Senior Health

During the COVID-19 lockdown, most of us are imbibing more alcohol than usual (and perhaps even binge drinking) – whether to help handle the stress or just to offer some variety in the repetitiveness of our days (at least that’s my excuse!).

While polishing off almost a bottle of wine in one sitting is hopefully a temporary condition for the majority of folks, surprisingly one in 10 people over the age of 65 is involved in binge drinking (defined as five or more drinks at a time for men and four or more for women) on a regular basis. And although heavy drinking isn’t ever a good thing, there are far greater consequences as we age! Here’s why:

1. Quicker Buzz

The older we get, our body processes alcohol differently due to slower circulation and less muscle mass, meaning we may feel woozy with fewer drinks.

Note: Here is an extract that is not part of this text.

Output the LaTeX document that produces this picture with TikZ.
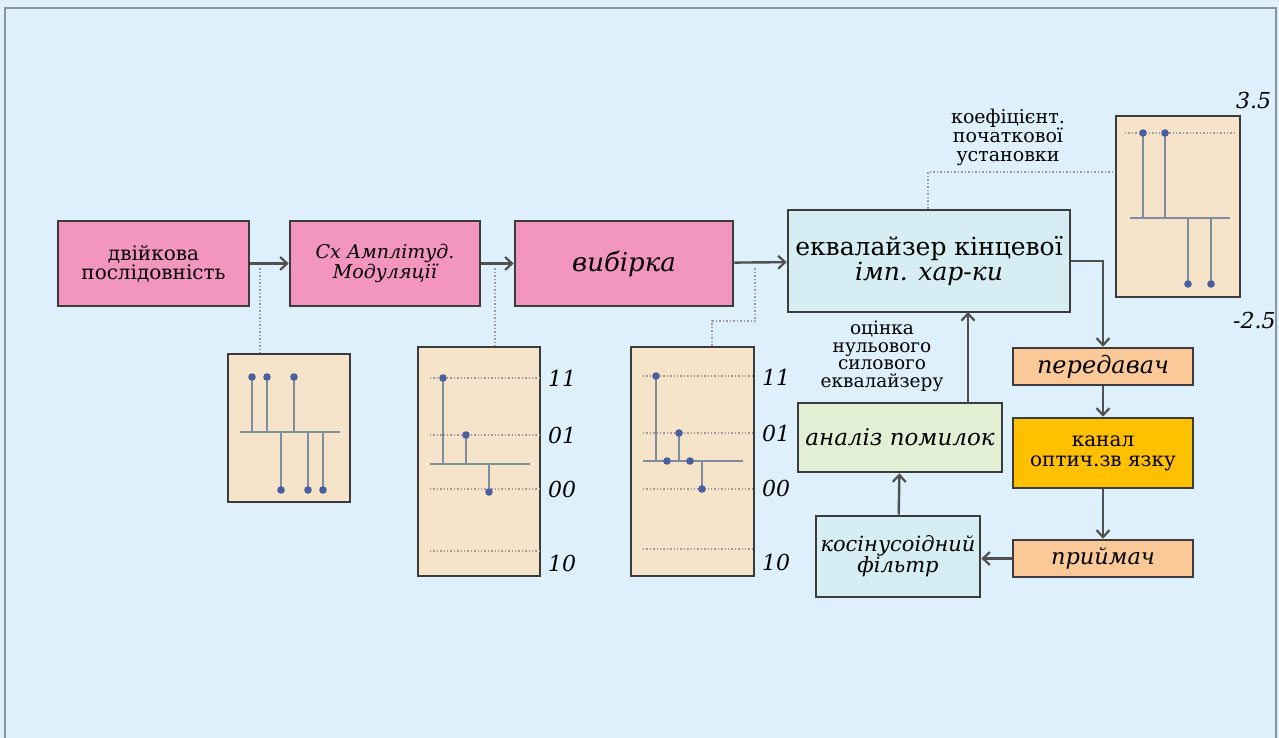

This inebriated state may lead to impaired judgment, coordination, balance and reaction time, increasing our risk for falls, household accidents and car crashes.

2. Chronic Conditions

Regular heavy drinking can exacerbate chronic illnesses such as hypertension, osteoporosis, diabetes and ulcers.

3. Drug Interactions

Alcohol can make blood pressure meds less effective, sedatives more potent, and the effects of blood thinners greater, magnifying the risk of serious bleeding.

4. Memory Issues

Heavy drinking can cause a state of confusion and forgetfulness, which may be mistaken for dementia. It can also cause us to forget to take our medications.

5. Poor Sleep Quality

While a few drinks may help us fall asleep more quickly, those drinks may actually diminish the overall quality of our sleep, causing us to wake up during the night or feel less rested.

Drink responsibly isn’t just an admonition for the young. It’s good advice at any age!